Source: China Sijiazhuang , Aug 2014
Tags: inequalities proposed, inequalities, algebra, China
Toggle Solutions
Define a positive number sequence sequence $\{a_n\}$ by \[a_{1}=1,(n^2+1)a^2_{n-1}=(n-1)^2a^2_{n}.\]Prove that\[\frac{1}{a^2_1}+\frac{1}{a^2_2}+\cdots +\frac{1}{a^2_n}\le 1+\sqrt{1-\frac{1}{a^2_n}}
.\]
Click to reveal hidden text
Set $b_n = \frac{1}{a_n^2}$. Then we have $b_1=1$, $b_n(n^2+1) = b_{n-1}(n-1)^2$. We wish to prove that $\sum b_1 \leq 1 + \sqrt{1-b_n}$.

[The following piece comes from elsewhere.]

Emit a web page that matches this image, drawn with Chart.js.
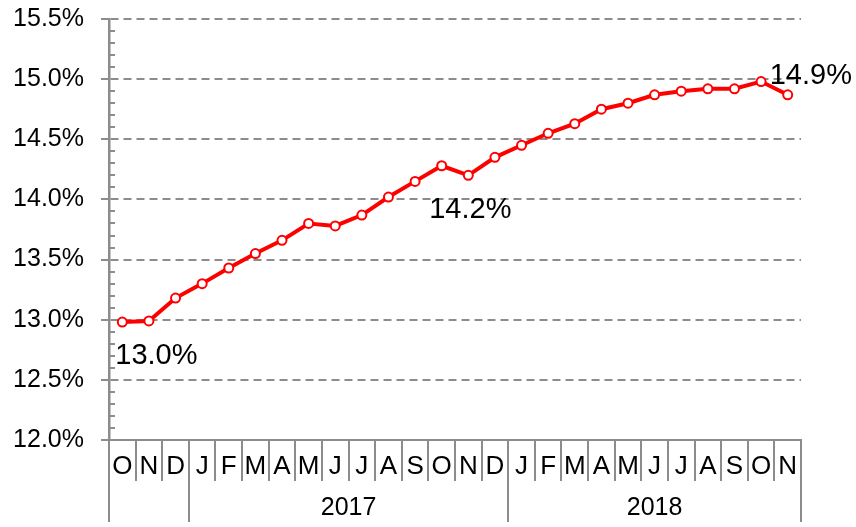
<!DOCTYPE html>
<html>
<head>
<meta charset="utf-8">
<script src="https://cdn.jsdelivr.net/npm/chart.js@4.4.0/dist/chart.umd.min.js"></script>
<style>
  body { margin: 0; background: #fff; }
  #wrap { width: 856px; height: 527px; }
</style>
</head>
<body>
<div id="wrap"><canvas id="rateChart" width="856" height="527"></canvas></div>
<script>
// monthly values, Oct 2016 .. Nov 2018
const months = ['O','N','D','J','F','M','A','M','J','J','A','S','O','N','D','J','F','M','A','M','J','J','A','S','O','N'];
const rates = [12.98, 12.99, 13.18, 13.30, 13.43, 13.55, 13.66, 13.80, 13.78, 13.87, 14.02, 14.15,
               14.28, 14.20, 14.35, 14.45, 14.55, 14.63, 14.75, 14.80, 14.87, 14.90, 14.92, 14.92, 14.98, 14.87];
const years = ['2017', '2018'];
const yearFirst = [3, 15];   // first month index of each year
const yearLast = [14, 25];   // last month index of each year
const calloutIdx = [0, 13, 25];
const calloutText = ['13.0%', '14.2%', '14.9%'];

const FONT = "'Liberation Sans', Arial, sans-serif";
const AXIS_GREY = '#8c8c8c';

const axisExtras = {
  id: 'axisExtras',
  afterDraw(chart) {
    const ctx = chart.ctx;
    const xs = chart.scales.x;
    const ys = chart.scales.y;
    const axisY = ys.bottom;
    const edge = i => xs.getPixelForValue(i - 0.5);

    ctx.save();
    ctx.strokeStyle = AXIS_GREY;
    ctx.lineWidth = 2;

    // minor ticks on the inside of the value axis
    for (let k = 1; k < 35; k++) {
      if (k % 5 === 0) continue;
      const py = Math.round(ys.getPixelForValue(12 + k / 10));
      ctx.beginPath();
      ctx.moveTo(xs.left, py);
      ctx.lineTo(xs.left + 6, py);
      ctx.stroke();
    }

    // month separators, longer ones at year breaks
    const longEdges = [0, ...yearFirst, months.length];
    for (let i = 0; i <= months.length; i++) {
      const px = Math.round(edge(i));
      const len = longEdges.includes(i) ? 82 : 41;
      ctx.beginPath();
      ctx.moveTo(px, axisY);
      ctx.lineTo(px, axisY + len);
      ctx.stroke();
    }

    // year labels
    ctx.fillStyle = '#000';
    ctx.font = '25px ' + FONT;
    ctx.textAlign = 'center';
    ctx.textBaseline = 'alphabetic';
    years.forEach((yr, j) => {
      const cx = (edge(yearFirst[j]) + edge(yearLast[j] + 1)) / 2;
      ctx.fillText(yr, cx, axisY + 75);
    });

    // value callouts
    const pts = chart.getDatasetMeta(0).data;
    ctx.font = '29px ' + FONT;
    calloutIdx.forEach((idx, j) => {
      const p = pts[idx];
      if (j === 0) {
        ctx.textAlign = 'left';
        ctx.fillText(calloutText[j], p.x - 7, p.y + 42);
      } else if (j === 1) {
        ctx.textAlign = 'center';
        ctx.fillText(calloutText[j], p.x + 2, p.y + 43);
      } else {
        ctx.textAlign = 'left';
        ctx.fillText(calloutText[j], p.x - 18, p.y - 11);
      }
    });
    ctx.restore();
  }
};

new Chart(document.getElementById('rateChart'), {
  type: 'line',
  data: {
    labels: months,
    datasets: [{
      data: rates,
      borderColor: '#ff0000',
      borderWidth: 4,
      backgroundColor: '#ffffff',
      pointBackgroundColor: '#ffffff',
      pointBorderColor: '#ff0000',
      pointBorderWidth: 2,
      pointRadius: 4.5,
      tension: 0
    }]
  },
  options: {
    responsive: false,
    animation: false,
    layout: { padding: { top: 0, right: 55, bottom: 0, left: 0 } },
    plugins: {
      legend: { display: false },
      tooltip: { enabled: false }
    },
    scales: {
      x: {
        type: 'category',
        offset: true,
        grid: { display: false, drawTicks: false },
        border: { display: true, color: AXIS_GREY, width: 2 },
        ticks: {
          autoSkip: false,
          maxRotation: 0,
          minRotation: 0,
          padding: 11,
          color: '#000',
          font: { family: FONT, size: 26 }
        },
        afterFit(scale) { scale.height = 87; }
      },
      y: {
        min: 12,
        max: 15.5,
        grid: {
          color: AXIS_GREY,
          lineWidth: 2,
          drawTicks: true,
          tickLength: 8,
          tickColor: AXIS_GREY,
          tickWidth: 2
        },
        border: { display: true, color: AXIS_GREY, width: 2.5, dash: [8, 5] },
        ticks: {
          stepSize: 0.5,
          padding: 17,
          color: '#000',
          font: { family: FONT, size: 25 },
          callback: v => v.toFixed(1) + '%'
        },
        afterFit(scale) {
          scale.width = 109;
          scale.paddingTop = 19;
        }
      }
    }
  },
  plugins: [axisExtras]
});
</script>
</body>
</html>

Note that $b_n = b_{n-1}(n-1)^2 - b_n(n^2)$ so the sum $b_1 + b_2 + \cdots + b_n$ telescopes:
\begin{eqnarray*} \sum_{i=1}^{n} b_i &=& b_1 + b_1 \cdot 1^2 - b_2 \cdot 2^2 + b_2 \cdot 2^2 - b_3 \cdot 3^2 \cdots + b_{n-1}(n-1)^2 - b_n(n^2) \\ &=& 2 - b_n \cdot n^2\end{eqnarray*}
It then suffices to show that $1-b_n \cdot n^2 \leq \sqrt{1-b_n}$. Note that $0 < b_n \leq 1 \Longrightarrow 0 \leq 1-b_n < 1$. We have $1-b_n \cdot n^2 \leq 1 - b_n \leq \sqrt{1-b_n}$ so yay.
The question is really good.
It's been eight years.